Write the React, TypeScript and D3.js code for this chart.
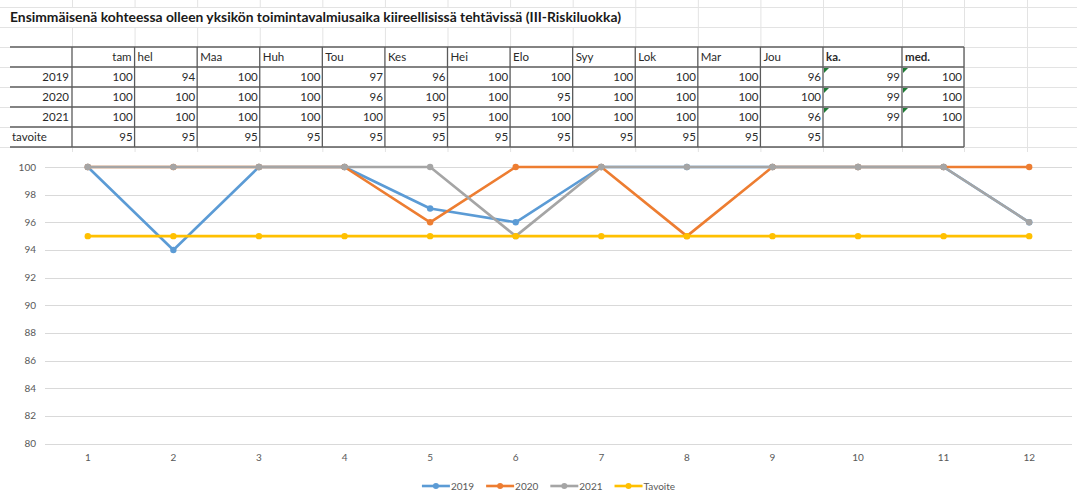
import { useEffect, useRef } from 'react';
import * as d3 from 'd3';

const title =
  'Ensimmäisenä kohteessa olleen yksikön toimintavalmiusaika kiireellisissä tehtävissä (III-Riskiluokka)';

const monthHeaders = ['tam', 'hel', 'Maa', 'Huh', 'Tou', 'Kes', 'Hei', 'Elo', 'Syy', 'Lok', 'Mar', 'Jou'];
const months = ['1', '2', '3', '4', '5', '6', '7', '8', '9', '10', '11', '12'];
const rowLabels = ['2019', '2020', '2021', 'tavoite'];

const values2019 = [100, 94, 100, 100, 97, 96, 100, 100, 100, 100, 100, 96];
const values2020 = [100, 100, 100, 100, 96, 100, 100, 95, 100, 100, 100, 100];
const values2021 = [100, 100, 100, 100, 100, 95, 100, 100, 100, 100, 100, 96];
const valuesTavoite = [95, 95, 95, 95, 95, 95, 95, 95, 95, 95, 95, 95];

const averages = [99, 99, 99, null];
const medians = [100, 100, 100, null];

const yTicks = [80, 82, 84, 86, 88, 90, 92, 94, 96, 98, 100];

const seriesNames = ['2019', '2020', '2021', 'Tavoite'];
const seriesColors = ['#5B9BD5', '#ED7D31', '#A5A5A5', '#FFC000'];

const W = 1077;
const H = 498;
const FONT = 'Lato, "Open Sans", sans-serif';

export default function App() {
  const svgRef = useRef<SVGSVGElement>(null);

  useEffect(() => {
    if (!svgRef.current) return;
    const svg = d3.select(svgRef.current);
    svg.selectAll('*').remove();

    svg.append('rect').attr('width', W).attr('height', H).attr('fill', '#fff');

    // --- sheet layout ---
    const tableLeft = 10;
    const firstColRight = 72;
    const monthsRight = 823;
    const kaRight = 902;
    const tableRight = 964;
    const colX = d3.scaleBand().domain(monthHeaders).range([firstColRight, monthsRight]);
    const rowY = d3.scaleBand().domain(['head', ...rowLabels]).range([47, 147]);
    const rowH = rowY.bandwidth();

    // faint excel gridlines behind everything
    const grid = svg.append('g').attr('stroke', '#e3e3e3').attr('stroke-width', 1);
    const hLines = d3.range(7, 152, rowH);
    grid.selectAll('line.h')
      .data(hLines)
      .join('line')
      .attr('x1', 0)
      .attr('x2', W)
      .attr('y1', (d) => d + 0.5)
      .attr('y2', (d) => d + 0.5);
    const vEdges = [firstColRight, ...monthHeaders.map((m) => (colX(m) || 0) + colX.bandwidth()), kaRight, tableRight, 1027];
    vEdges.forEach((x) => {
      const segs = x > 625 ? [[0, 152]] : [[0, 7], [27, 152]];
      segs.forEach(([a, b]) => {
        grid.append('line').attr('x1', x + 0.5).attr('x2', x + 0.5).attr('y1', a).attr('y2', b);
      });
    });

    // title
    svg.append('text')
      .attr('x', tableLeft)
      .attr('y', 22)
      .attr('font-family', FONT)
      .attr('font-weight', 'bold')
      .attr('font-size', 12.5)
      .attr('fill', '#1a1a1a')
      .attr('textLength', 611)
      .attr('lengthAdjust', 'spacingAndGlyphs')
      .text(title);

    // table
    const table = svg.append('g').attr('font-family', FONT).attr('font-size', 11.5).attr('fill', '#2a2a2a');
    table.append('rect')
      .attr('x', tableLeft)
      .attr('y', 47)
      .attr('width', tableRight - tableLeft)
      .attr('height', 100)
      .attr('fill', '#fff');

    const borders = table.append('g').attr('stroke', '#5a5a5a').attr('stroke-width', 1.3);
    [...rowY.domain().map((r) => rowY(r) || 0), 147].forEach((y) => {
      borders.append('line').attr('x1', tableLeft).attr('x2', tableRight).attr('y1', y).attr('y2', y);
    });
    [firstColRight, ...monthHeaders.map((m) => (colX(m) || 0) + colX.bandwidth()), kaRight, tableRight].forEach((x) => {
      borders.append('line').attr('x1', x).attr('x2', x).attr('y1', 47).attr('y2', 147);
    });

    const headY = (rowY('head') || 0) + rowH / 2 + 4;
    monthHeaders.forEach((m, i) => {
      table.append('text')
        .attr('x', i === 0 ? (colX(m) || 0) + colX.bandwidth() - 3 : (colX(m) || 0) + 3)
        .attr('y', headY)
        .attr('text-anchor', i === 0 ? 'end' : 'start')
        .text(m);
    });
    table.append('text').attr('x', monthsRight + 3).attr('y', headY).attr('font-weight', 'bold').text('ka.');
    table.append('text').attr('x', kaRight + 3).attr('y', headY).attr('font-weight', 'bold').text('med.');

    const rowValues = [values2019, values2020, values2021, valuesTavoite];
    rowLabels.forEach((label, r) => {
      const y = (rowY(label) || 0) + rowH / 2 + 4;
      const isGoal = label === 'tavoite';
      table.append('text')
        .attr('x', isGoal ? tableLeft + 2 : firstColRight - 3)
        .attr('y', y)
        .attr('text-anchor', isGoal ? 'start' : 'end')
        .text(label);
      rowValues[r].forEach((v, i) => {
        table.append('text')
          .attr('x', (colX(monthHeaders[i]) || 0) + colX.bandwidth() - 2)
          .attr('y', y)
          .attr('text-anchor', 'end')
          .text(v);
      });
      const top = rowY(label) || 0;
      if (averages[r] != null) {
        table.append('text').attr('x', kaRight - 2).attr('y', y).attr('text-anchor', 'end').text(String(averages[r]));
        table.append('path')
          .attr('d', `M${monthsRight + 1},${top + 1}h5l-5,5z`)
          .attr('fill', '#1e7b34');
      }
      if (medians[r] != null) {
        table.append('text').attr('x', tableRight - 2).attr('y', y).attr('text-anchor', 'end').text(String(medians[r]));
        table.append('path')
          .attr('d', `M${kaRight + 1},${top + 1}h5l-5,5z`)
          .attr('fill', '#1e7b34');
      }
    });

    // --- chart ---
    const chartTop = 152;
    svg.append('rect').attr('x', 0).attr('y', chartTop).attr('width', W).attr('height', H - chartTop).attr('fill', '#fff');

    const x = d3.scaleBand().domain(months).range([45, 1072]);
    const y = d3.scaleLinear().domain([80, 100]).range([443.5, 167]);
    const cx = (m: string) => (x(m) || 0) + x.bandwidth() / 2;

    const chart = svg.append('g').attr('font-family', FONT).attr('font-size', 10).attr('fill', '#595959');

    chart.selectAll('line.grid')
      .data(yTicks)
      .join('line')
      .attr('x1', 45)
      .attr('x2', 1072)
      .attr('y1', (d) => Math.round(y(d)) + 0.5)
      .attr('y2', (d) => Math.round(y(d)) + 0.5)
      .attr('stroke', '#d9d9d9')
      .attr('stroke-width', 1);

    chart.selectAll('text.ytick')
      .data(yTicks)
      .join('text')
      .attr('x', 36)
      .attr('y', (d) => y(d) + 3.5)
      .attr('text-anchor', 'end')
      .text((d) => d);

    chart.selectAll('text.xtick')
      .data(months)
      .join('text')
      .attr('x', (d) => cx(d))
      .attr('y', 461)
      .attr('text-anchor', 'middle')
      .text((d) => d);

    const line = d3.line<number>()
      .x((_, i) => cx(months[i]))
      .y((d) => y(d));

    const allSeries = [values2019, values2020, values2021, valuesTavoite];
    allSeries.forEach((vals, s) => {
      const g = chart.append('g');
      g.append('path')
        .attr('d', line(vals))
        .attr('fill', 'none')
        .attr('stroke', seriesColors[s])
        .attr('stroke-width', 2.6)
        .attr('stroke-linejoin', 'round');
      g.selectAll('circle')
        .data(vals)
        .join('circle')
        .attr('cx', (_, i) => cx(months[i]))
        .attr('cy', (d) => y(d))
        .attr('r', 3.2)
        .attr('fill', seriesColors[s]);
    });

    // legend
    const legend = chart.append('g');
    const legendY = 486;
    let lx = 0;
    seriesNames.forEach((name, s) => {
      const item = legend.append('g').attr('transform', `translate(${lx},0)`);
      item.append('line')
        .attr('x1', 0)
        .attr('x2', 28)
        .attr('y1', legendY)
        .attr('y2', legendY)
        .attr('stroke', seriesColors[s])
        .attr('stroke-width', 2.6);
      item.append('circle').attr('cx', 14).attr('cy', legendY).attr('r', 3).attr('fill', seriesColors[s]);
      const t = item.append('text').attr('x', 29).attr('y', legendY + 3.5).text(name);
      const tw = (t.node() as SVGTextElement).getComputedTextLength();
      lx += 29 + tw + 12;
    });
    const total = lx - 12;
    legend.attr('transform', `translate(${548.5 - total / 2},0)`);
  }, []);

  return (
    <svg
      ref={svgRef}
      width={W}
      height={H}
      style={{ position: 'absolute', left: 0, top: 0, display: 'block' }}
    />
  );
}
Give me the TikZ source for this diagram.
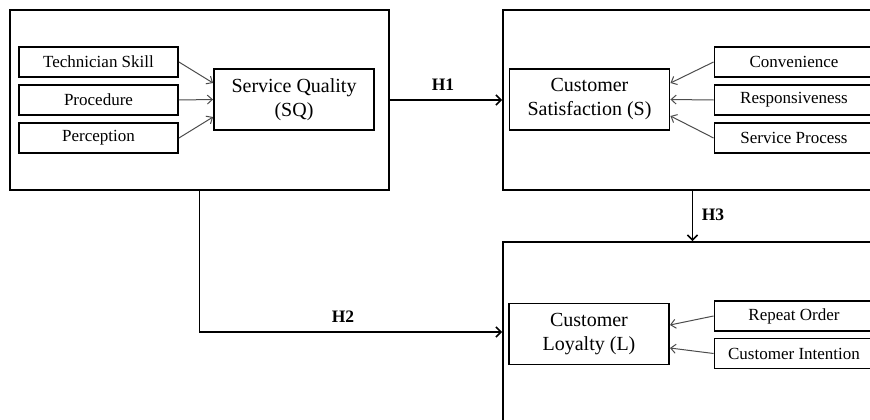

[Work to be completed]
Repeat exactly the lines from the first line of the records above through the line containing "96, 98, 100];", both included. Leave out the pictures.

[Answer to this exercise]
Write the React, TypeScript and D3.js code for this chart.
import { useEffect, useRef } from 'react';
import * as d3 from 'd3';

const title =
  'Ensimmäisenä kohteessa olleen yksikön toimintavalmiusaika kiireellisissä tehtävissä (III-Riskiluokka)';

const monthHeaders = ['tam', 'hel', 'Maa', 'Huh', 'Tou', 'Kes', 'Hei', 'Elo', 'Syy', 'Lok', 'Mar', 'Jou'];
const months = ['1', '2', '3', '4', '5', '6', '7', '8', '9', '10', '11', '12'];
const rowLabels = ['2019', '2020', '2021', 'tavoite'];

const values2019 = [100, 94, 100, 100, 97, 96, 100, 100, 100, 100, 100, 96];
const values2020 = [100, 100, 100, 100, 96, 100, 100, 95, 100, 100, 100, 100];
const values2021 = [100, 100, 100, 100, 100, 95, 100, 100, 100, 100, 100, 96];
const valuesTavoite = [95, 95, 95, 95, 95, 95, 95, 95, 95, 95, 95, 95];

const averages = [99, 99, 99, null];
const medians = [100, 100, 100, null];

const yTicks = [80, 82, 84, 86, 88, 90, 92, 94, 96, 98, 100];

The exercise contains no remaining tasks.